RECORDED INFORMATION:
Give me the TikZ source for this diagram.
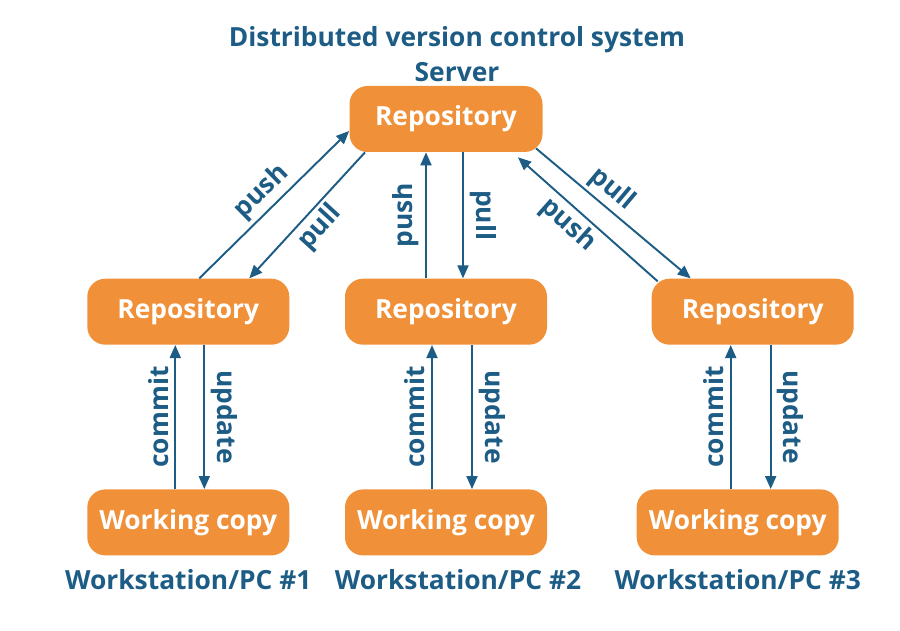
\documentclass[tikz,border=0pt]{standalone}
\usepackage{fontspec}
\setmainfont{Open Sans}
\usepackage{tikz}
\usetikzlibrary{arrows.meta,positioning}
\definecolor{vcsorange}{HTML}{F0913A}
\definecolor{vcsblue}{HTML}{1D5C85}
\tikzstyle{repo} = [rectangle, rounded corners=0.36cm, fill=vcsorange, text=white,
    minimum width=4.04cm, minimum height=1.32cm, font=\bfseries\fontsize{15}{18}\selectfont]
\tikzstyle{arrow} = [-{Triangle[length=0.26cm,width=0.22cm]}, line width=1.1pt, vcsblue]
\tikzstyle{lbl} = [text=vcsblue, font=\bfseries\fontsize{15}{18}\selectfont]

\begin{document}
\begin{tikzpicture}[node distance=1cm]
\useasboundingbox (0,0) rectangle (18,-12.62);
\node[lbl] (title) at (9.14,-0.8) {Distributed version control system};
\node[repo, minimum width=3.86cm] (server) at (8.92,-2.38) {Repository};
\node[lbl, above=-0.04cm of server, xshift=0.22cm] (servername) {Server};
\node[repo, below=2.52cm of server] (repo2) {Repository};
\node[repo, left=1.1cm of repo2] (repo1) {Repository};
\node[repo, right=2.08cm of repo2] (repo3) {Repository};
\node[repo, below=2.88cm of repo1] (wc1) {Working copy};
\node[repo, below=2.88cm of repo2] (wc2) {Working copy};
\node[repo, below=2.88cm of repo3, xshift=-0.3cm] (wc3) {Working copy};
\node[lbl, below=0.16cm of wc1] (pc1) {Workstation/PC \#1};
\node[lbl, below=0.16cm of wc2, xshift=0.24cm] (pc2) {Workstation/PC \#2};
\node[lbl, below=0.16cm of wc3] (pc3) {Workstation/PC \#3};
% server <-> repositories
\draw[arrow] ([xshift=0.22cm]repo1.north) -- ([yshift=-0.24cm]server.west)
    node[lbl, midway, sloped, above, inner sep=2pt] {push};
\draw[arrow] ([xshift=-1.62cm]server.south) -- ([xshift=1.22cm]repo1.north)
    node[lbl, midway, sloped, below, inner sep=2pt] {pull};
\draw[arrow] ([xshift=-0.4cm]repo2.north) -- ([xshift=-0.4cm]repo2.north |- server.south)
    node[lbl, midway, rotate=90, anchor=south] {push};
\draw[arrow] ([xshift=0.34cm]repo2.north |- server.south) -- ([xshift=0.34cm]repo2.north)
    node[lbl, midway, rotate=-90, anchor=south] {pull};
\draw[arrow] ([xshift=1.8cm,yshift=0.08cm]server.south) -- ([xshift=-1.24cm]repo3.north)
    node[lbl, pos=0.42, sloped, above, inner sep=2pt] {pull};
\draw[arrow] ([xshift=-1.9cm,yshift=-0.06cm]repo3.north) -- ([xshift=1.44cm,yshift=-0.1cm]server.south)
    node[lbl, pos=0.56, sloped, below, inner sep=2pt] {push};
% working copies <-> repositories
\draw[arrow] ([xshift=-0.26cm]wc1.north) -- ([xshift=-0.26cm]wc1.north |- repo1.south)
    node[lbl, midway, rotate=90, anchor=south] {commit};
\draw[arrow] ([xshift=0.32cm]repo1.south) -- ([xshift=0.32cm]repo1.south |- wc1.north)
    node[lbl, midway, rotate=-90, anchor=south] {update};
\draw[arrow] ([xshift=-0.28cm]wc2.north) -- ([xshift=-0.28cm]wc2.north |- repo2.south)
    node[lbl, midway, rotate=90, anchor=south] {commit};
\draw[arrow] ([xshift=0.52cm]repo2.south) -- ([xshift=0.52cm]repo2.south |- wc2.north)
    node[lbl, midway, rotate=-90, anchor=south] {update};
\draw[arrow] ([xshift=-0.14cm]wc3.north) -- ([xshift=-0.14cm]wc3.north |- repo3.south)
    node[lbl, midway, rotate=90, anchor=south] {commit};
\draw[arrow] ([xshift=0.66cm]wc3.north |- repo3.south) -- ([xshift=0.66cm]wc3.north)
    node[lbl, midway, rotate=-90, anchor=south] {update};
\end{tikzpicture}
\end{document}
---
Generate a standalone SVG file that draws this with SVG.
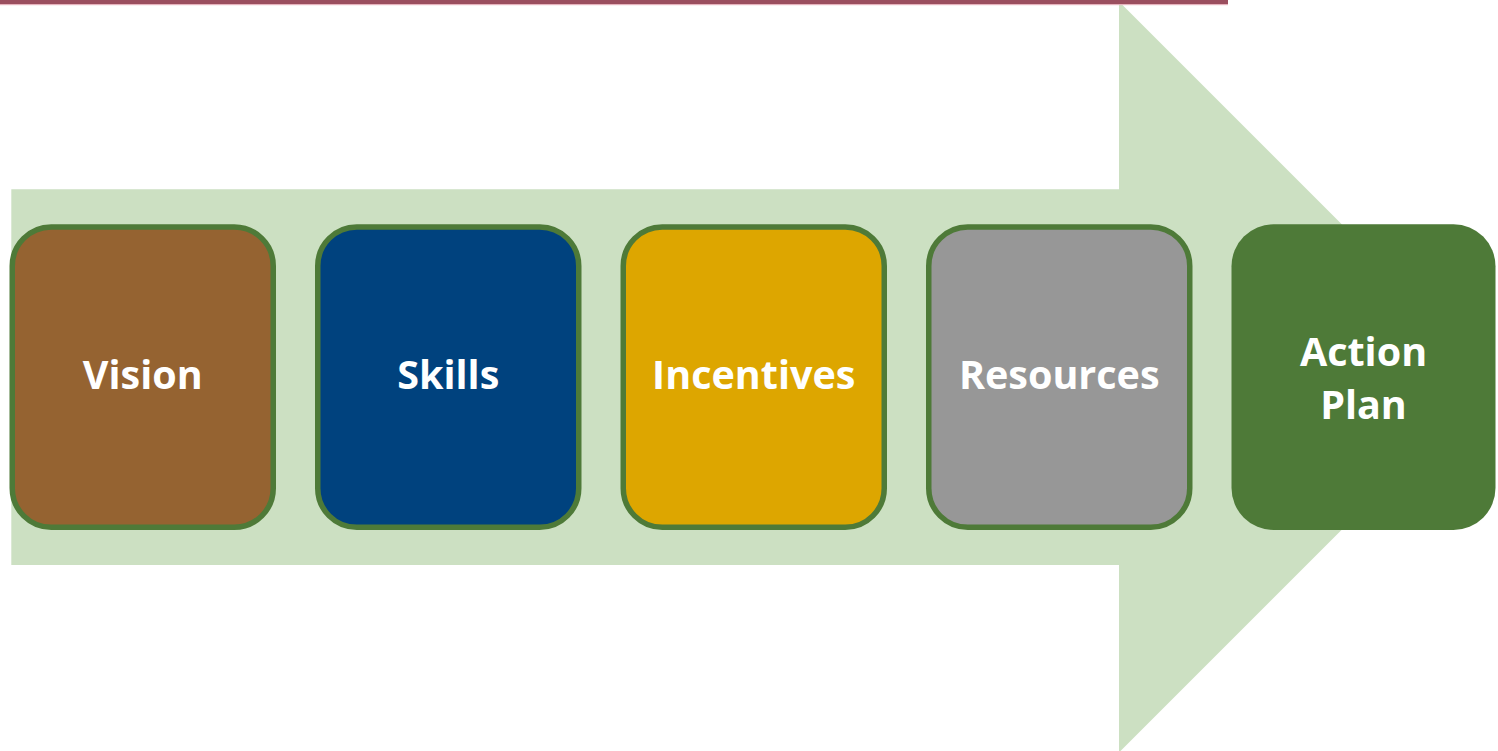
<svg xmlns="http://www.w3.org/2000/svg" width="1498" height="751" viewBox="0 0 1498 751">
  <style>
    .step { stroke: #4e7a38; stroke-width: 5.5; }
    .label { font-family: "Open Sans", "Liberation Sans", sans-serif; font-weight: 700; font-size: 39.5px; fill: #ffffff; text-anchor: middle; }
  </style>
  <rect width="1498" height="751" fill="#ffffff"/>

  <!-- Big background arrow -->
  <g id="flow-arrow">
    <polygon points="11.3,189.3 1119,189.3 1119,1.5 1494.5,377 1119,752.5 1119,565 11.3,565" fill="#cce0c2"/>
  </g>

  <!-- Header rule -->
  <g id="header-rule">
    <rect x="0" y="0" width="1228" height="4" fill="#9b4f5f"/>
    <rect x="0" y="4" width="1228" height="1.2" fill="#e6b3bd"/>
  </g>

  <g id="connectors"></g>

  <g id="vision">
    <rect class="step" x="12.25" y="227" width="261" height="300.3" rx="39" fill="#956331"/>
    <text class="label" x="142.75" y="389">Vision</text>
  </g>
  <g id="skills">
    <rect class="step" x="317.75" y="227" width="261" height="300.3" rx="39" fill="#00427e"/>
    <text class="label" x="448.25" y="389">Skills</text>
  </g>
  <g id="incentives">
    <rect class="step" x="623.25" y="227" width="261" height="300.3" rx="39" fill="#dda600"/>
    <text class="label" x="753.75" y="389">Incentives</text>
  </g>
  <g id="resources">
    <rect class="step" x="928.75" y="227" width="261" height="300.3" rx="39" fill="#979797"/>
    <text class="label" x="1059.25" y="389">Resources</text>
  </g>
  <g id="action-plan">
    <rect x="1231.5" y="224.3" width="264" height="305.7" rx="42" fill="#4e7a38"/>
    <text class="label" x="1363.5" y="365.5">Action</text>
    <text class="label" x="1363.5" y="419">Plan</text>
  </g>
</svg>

PROBLEM REQUIREMENTS:
Only lines that contain the word "standalone" are wanted; copy each of them.

ANSWER TO THE PROBLEM:
\documentclass[tikz,border=0pt]{standalone}
Generate a standalone SVG file that draws this with SVG.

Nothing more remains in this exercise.